Mary Coughlan will plough a unique farming furrow
GOING from the Department of Social and Family Affairs, Mary Coughlan now becomes the first female Minister for Agriculture in the history of the State.
At 39, the Donegal South West deputy is also the youngest member of the Cabinet.
Today her first official engagement will be at the National Ploughing Championships in Tullow - the same venue that saw the end of the long career of her predecessor, Joe Walsh.
The promotion of Ms Coughlan is one of the genuine surprises of yesterday's reshuffle by the Taoiseach, as it was generally felt that she had turned in a competent, rather than stellar, performance at the Department of Family and Social Affairs.
Indeed, many backbenchers had predicted that she would be a casualty of this reshuffle. That was because she instituted a highly-controversial Government cutback before the local and European elections.
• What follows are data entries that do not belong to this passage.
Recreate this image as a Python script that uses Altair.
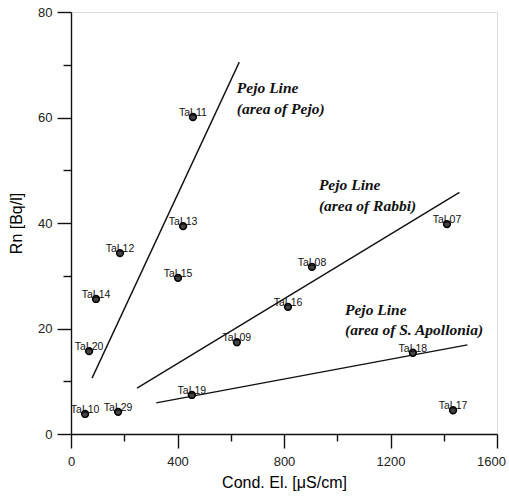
import altair as alt
import pandas as pd

# sample points
labels = ["TaL11", "TaL13", "TaL12", "TaL15", "TaL14", "TaL20", "TaL09", "TaL19",
          "TaL10", "TaL29", "TaL08", "TaL16", "TaL18", "TaL17", "TaL07"]
cond = [458, 421, 184, 402, 94, 68, 623, 454, 53, 177, 905, 815, 1284, 1435, 1412]
rn = [60.1, 39.4, 34.3, 29.6, 25.6, 15.7, 17.4, 7.4, 3.8, 4.2, 31.7, 24.1, 15.4, 4.5, 39.8]

# Pejo lines (start / end)
line_names = ["Pejo", "Rabbi", "Apollonia"]
line_x1 = [79, 248, 320]
line_y1 = [10.6, 8.7, 5.9]
line_x2 = [632, 1459, 1489]
line_y2 = [70.5, 45.8, 16.9]

# annotations
ann_text = ["Pejo Line", "(area of Pejo)", "Pejo Line", "(area of Rabbi)",
            "Pejo Line", "(area of S. Apollonia)"]
ann_x = [623, 623, 931, 931, 1029, 1029]
ann_y = [65.6, 61.6, 47.2, 43.2, 23.5, 19.7]

pts = pd.DataFrame({"label": labels, "x": cond, "y": rn})
lines = pd.DataFrame({"name": line_names, "x": line_x1, "y": line_y1,
                      "x2": line_x2, "y2": line_y2})
ann = pd.DataFrame({"text": ann_text, "x": ann_x, "y": ann_y})

xscale = alt.Scale(domain=[0, 1600], nice=False, zero=False)
yscale = alt.Scale(domain=[0, 80], nice=False, zero=False)

xaxis = alt.Axis(
    title="Cond. El. [μS/cm]",
    values=list(range(0, 1601, 200)),
    format="d",
    labelExpr="datum.value % 400 === 0 ? datum.label : ''",
    tickSize={"condition": {"test": "datum.value % 400 === 0", "value": 14}, "value": 7},
    labelOffset={"condition": {"test": "datum.value === 1600", "value": -6}, "value": 0},
    grid=False, labelFont="Liberation Sans", labelFontSize=13, labelColor="#222",
    titleFont="Liberation Sans", titleFontSize=16, titleFontWeight="normal", titleColor="#000",
    domainColor="#111", tickColor="#111", domainWidth=1.4, tickWidth=1.4,
    labelPadding=7, titlePadding=6, labelFlush=False, labelOverlap=False,
)
yaxis = alt.Axis(
    title="Rn [Bq/l]",
    values=list(range(0, 81, 10)),
    format="d",
    labelExpr="datum.value % 20 === 0 ? datum.label : ''",
    tickSize={"condition": {"test": "datum.value % 20 === 0", "value": 14}, "value": 8},
    grid=False, labelFont="Liberation Sans", labelFontSize=13, labelColor="#222",
    titleFont="Liberation Sans", titleFontSize=16, titleFontWeight="normal", titleColor="#000",
    domainColor="#111", tickColor="#111", domainWidth=1.4, tickWidth=1.4,
    labelPadding=5, titlePadding=13, labelFlush=False, labelOverlap=False,
)

base_pts = alt.Chart(pts)

points = base_pts.mark_point(filled=True, size=45, color="#444", stroke="#000",
                             strokeWidth=1.6, opacity=1).encode(
    x=alt.X("x:Q", scale=xscale, axis=xaxis),
    y=alt.Y("y:Q", scale=yscale, axis=yaxis),
)

point_labels = base_pts.mark_text(font="Liberation Sans", fontSize=10.5, color="#111",
                                  align="center", baseline="middle", dy=-4).encode(
    x="x:Q", y="y:Q", text="label:N"
)

rules = alt.Chart(lines).mark_rule(color="#111", strokeWidth=1.4).encode(
    x="x:Q", y="y:Q", x2="x2:Q", y2="y2:Q"
)

annotations = alt.Chart(ann).mark_text(font="Liberation Serif", fontSize=15.5,
                                       fontStyle="italic", fontWeight="bold",
                                       color="#111", align="left",
                                       baseline="middle").encode(
    x="x:Q", y="y:Q", text="text:N"
)

chart = alt.layer(rules, points, point_labels, annotations).properties(
    width=426, height=422,
    autosize=alt.AutoSizeParams(type="none"),
    padding={"left": 71, "top": 12, "right": 12, "bottom": 66},
).configure_view(stroke=None).configure(background="white")

chart.save("out.html", embed_options={"renderer": "svg", "actions": False})
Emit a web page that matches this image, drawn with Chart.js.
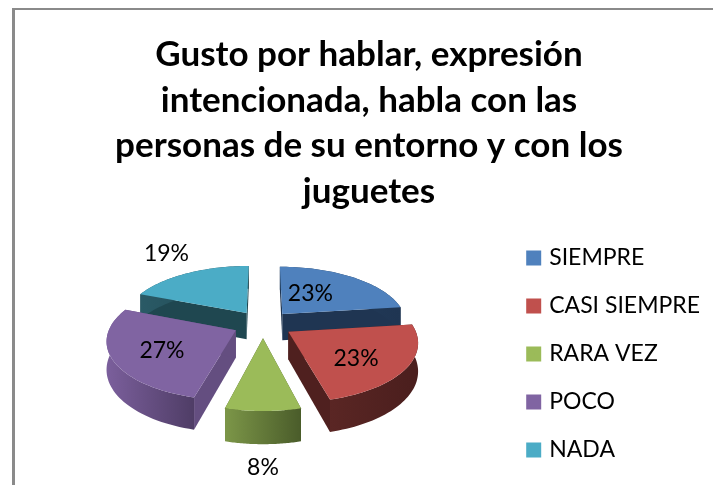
<!DOCTYPE html>
<html>
<head>
<meta charset="utf-8">
<title>Gusto por hablar</title>
<script src="https://cdn.jsdelivr.net/npm/chart.js@4"></script>
<style>
  html, body { margin: 0; padding: 0; background: #fff; overflow: hidden; width: 713px; height: 485px; }
  #frame { position: absolute; left: 12px; top: 8px; width: 712px; height: 483px; border-left: 3px solid #8a8a8a; border-top: 2px solid #8a8a8a; }
  canvas { display: block; }
</style>
</head>
<body>
<div id="frame"><canvas id="pie" width="712" height="481"></canvas></div>
<script>
const titleLines = ['Gusto por hablar, expresión', 'intencionada, habla con las', 'personas de su entorno y con los', 'juguetes'];
const categories = ['SIEMPRE', 'CASI SIEMPRE', 'RARA VEZ', 'POCO', 'NADA'];
const percents = [23, 23, 8, 27, 19];
const topColors = ['#4F81BD', '#C0504D', '#9BBB59', '#8064A2', '#4BACC6'];
const wallColors = ['#1F3552', '#4F201F', '#4A5C2A', '#644E80', '#1F4750'];
const rimLight = ['#24405F', '#5A2624', '#7C9648', '#7B5F9C', '#2A5A66'];
const rimDark = ['#1F3552', '#4A1E1D', '#4A5C2A', '#4F3D66', '#1F4750'];

// where each percent label sits, along its slice
const labelRadius = [89, 110, 228, 109, 222];
const labelTurn = [-6, 5, 0, -3, 2];

// fake 3D view of the pie plane, canvas coordinates
const view = { cx: 248, cy: 314, radius: 125, tilt: 0.457, dist: 833, depth: 27 };

function project(u, v, drop) {
  const k = view.dist / (view.dist - v);
  return {
    x: view.cx + u * k,
    y: view.cy + view.tilt * v * k + (drop || 0) * k
  };
}

function planePoint(arc, angle, r) {
  const mid = (arc.startAngle + arc.endAngle) / 2;
  const e = arc.options.offset;
  return {
    u: e * Math.cos(mid) + r * Math.cos(angle),
    v: e * Math.sin(mid) + r * Math.sin(angle)
  };
}

function rimPoints(arc, drop) {
  const pts = [];
  const steps = 48;
  for (let i = 0; i <= steps; i++) {
    const a = arc.startAngle + (arc.endAngle - arc.startAngle) * i / steps;
    const p = planePoint(arc, a, view.radius);
    pts.push(project(p.u, p.v, drop));
  }
  return pts;
}

function fillPoly(ctx, pts, fill) {
  ctx.beginPath();
  pts.forEach((p, i) => i ? ctx.lineTo(p.x, p.y) : ctx.moveTo(p.x, p.y));
  ctx.closePath();
  ctx.fillStyle = fill;
  ctx.fill();
}

const pie3d = {
  id: 'pie3d',
  beforeDatasetDraw() {
    return false; // flat arcs are replaced by the projected ones below
  },
  afterDatasetsDraw(chart) {
    const ctx = chart.ctx;
    const arcs = chart.getDatasetMeta(0).data;
    const order = arcs.map((arc, i) => i).sort((a, b) => {
      const pa = planePoint(arcs[a], 0, 0);
      const pb = planePoint(arcs[b], 0, 0);
      return pa.v - pb.v;
    });

    order.forEach(i => {
      const arc = arcs[i];
      const c = planePoint(arc, 0, 0);
      const apexTop = project(c.u, c.v, 0);
      const apexLow = project(c.u, c.v, view.depth);
      const top = rimPoints(arc, 0);
      const low = rimPoints(arc, view.depth);

      // cut walls
      fillPoly(ctx, [apexTop, top[0], low[0], apexLow], wallColors[i]);
      fillPoly(ctx, [apexTop, top[top.length - 1], low[low.length - 1], apexLow], wallColors[i]);

      // outer rim
      const xs = top.map(p => p.x);
      const grad = ctx.createLinearGradient(Math.min(...xs), 0, Math.max(...xs), 0);
      grad.addColorStop(0, rimLight[i]);
      grad.addColorStop(1, rimDark[i]);
      fillPoly(ctx, top.concat(low.slice().reverse()), grad);

      // top face
      fillPoly(ctx, [apexTop].concat(top), topColors[i]);
    });

    ctx.save();
    ctx.font = '23px Lato';
    ctx.fillStyle = '#000';
    ctx.textAlign = 'center';
    ctx.textBaseline = 'middle';
    arcs.forEach((arc, i) => {
      const mid = (arc.startAngle + arc.endAngle) / 2 + labelTurn[i] * Math.PI / 180;
      const p = project(labelRadius[i] * Math.cos(mid), labelRadius[i] * Math.sin(mid), 0);
      ctx.fillText(percents[i] + '%', p.x, p.y);
    });
    ctx.restore();
  }
};

new Chart(document.getElementById('pie'), {
  type: 'pie',
  data: {
    labels: categories,
    // the border only thickens the legend swatches, arcs are drawn by pie3d
    datasets: [{ data: percents, backgroundColor: topColors, borderColor: topColors, borderWidth: 7, offset: 30 }]
  },
  plugins: [pie3d],
  options: {
    responsive: false,
    animation: false,
    layout: { padding: { left: 13, right: 17 } },
    plugins: {
      tooltip: { enabled: false },
      title: {
        display: true,
        text: titleLines,
        color: '#000',
        font: { family: 'Lato', size: 35, weight: 'bold', lineHeight: 1.3 },
        padding: { top: 22, bottom: 3 }
      },
      legend: {
        position: 'right',
        fullSize: false,
        labels: {
          color: '#000',
          font: { family: 'Lato', size: 23 },
          boxWidth: 8,
          boxHeight: 8,
          padding: 25
        }
      }
    }
  }
});
</script>
</body>
</html>
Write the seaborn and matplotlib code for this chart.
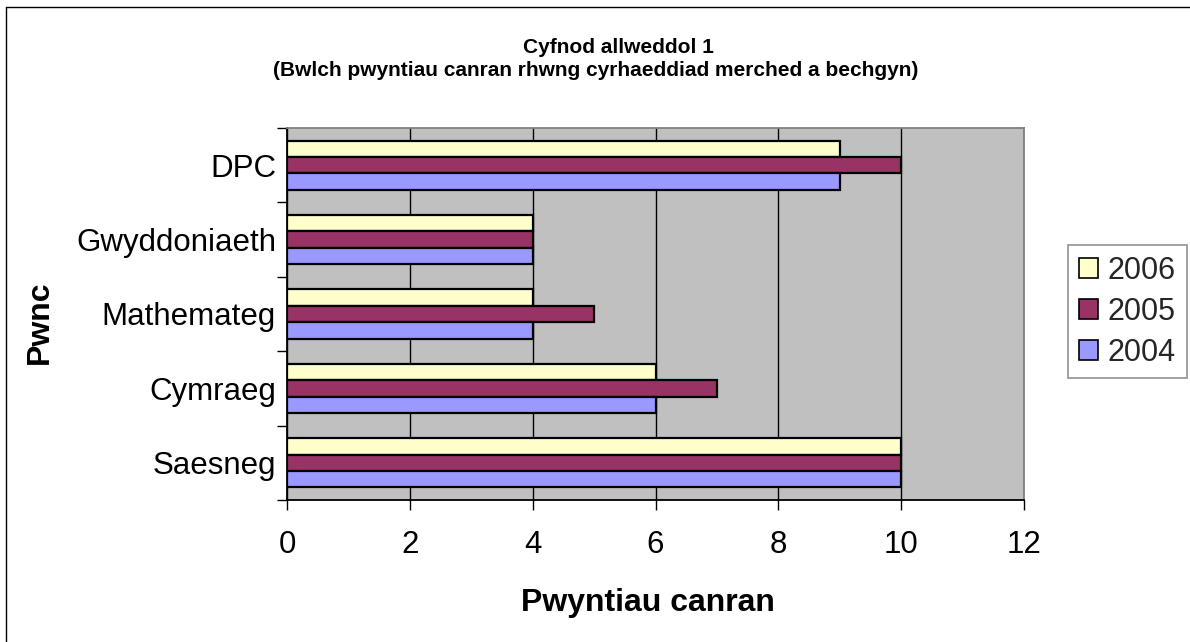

The cuts in the entitlement of widow and widowers after the death of their spouse angered many, and eventually had to be reversed by the Coalition in an embarrassing U-turn.
The measure would have saved only a few million euro, but the effect of its imposition led the Government to far more embarrassment than it was worth.
Because of this, many felt that the "widow's mite" would put the bite on Ms Coughlan's chances of holding onto her existing portfolio - certainly, few imagined that she would step up to ministerial control of Ireland's most important industry, even though its contribution to the overall economy is declining.
The highly-popular and relaxed minister was first elected to the Dail in 1987, her father, Cathal, having been a TD from 1983 until 1986 when his career was cruelly ended by cancer.
Yesterday Ms Coughlan said she was looking forward to the "challenge and opportunity" now before her, while paying tribute to her retiring colleague.
"Joe Walsh leaves large Wellington boots to step into," she said, adding that she hoped to help ensure the prosperity and long-term viability of the agriculture industry.
She pointed to her successes at Social and Family Affairs, where she pioneered automatic child benefit for the mothers of newborns, the establishment of the Family Support Agency, and a record ?11.2bn to be spent on social welfare this year.
She also oversaw the introduction of Personal Retirement Savings Accounts to increase pension cover for workers across the country.